## What you should do
Print the listing from its top line through the line containing "const experimentalQi = [23000];", nothing more, and leave out the pictures.

## Available data
______________________________

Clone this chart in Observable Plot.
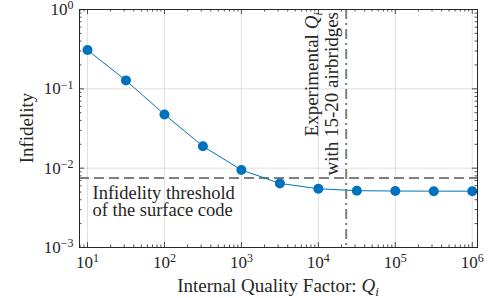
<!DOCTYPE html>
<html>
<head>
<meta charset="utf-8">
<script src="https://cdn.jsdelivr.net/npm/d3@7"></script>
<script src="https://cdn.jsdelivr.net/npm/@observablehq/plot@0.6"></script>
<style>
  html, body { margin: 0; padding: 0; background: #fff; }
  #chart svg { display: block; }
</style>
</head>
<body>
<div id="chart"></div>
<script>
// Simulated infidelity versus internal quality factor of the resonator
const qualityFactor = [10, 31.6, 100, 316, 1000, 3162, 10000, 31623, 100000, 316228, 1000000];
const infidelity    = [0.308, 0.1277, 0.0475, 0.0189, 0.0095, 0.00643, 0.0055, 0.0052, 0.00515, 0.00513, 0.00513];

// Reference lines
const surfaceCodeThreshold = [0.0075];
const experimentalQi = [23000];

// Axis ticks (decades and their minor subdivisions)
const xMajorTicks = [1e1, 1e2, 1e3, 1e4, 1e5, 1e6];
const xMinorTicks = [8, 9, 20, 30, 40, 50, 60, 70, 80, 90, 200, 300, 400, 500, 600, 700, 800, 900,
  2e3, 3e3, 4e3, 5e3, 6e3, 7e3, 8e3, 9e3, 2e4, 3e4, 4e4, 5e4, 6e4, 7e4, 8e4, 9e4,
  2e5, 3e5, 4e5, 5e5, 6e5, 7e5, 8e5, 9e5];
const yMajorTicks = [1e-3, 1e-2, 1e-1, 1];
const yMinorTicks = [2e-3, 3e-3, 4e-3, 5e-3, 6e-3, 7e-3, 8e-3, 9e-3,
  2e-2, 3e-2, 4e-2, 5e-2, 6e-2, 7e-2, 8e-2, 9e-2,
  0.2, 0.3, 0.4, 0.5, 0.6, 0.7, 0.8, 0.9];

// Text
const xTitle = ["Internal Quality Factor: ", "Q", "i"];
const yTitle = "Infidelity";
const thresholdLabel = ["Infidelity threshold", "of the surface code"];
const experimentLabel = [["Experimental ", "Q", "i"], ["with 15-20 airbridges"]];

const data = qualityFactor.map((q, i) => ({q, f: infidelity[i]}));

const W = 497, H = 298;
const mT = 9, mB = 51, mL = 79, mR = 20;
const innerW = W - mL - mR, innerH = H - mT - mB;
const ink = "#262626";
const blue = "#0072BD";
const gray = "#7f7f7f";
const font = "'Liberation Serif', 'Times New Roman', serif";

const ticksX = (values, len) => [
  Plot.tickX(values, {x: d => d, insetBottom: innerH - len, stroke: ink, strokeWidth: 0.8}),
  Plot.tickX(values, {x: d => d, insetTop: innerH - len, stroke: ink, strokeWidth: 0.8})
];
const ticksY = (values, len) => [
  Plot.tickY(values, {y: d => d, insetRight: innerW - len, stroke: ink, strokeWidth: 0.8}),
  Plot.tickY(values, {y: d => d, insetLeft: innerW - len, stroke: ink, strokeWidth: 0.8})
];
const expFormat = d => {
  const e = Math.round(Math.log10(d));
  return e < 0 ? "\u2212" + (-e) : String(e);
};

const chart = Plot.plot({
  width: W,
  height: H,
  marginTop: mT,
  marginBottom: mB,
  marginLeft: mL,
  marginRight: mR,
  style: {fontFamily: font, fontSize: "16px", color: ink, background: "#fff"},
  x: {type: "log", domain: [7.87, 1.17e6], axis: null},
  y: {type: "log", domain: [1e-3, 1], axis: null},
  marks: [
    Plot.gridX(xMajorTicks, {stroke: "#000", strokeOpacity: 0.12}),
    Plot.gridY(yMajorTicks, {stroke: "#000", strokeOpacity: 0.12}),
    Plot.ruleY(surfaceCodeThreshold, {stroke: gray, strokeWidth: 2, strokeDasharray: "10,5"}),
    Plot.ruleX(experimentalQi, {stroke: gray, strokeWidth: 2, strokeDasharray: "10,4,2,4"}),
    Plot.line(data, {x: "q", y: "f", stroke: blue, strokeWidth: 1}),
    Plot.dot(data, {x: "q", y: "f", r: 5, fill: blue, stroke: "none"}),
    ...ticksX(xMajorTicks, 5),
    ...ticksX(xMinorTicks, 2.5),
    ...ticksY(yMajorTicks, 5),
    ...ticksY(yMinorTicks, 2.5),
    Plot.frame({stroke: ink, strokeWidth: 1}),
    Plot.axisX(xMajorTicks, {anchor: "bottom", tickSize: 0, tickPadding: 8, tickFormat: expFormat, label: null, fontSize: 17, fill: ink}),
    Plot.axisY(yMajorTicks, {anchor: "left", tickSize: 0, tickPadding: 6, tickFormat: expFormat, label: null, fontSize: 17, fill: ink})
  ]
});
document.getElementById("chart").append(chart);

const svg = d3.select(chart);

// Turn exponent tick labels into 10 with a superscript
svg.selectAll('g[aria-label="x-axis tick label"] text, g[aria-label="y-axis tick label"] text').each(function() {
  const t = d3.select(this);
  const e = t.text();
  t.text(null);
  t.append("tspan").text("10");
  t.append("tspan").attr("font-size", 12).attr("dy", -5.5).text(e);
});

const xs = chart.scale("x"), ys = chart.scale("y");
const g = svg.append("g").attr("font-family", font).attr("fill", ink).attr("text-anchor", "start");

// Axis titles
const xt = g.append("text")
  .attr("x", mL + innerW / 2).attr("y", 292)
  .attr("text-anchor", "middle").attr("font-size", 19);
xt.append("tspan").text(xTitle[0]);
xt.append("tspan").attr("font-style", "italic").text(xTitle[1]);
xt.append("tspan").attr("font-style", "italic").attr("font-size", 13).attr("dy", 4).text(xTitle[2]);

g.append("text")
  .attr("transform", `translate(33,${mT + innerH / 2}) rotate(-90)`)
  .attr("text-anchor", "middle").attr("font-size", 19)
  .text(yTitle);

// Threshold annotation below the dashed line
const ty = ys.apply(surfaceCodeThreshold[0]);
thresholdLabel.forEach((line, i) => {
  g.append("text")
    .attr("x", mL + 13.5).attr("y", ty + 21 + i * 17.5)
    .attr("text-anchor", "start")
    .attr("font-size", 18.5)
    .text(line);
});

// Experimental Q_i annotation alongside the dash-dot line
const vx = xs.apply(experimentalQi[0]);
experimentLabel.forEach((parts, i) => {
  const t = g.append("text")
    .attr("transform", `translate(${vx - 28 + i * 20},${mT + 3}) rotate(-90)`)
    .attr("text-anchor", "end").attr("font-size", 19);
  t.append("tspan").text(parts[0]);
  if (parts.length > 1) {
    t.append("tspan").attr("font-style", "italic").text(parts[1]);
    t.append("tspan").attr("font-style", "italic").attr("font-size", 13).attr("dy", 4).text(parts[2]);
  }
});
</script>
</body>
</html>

______________________________

## Answer for the task
Clone this chart in Observable Plot.
<!DOCTYPE html>
<html>
<head>
<meta charset="utf-8">
<script src="https://cdn.jsdelivr.net/npm/d3@7"></script>
<script src="https://cdn.jsdelivr.net/npm/@observablehq/plot@0.6"></script>
<style>
  html, body { margin: 0; padding: 0; background: #fff; }
  #chart svg { display: block; }
</style>
</head>
<body>
<div id="chart"></div>
<script>
// Simulated infidelity versus internal quality factor of the resonator
const qualityFactor = [10, 31.6, 100, 316, 1000, 3162, 10000, 31623, 100000, 316228, 1000000];
const infidelity    = [0.308, 0.1277, 0.0475, 0.0189, 0.0095, 0.00643, 0.0055, 0.0052, 0.00515, 0.00513, 0.00513];

// Reference lines
const surfaceCodeThreshold = [0.0075];
const experimentalQi = [23000];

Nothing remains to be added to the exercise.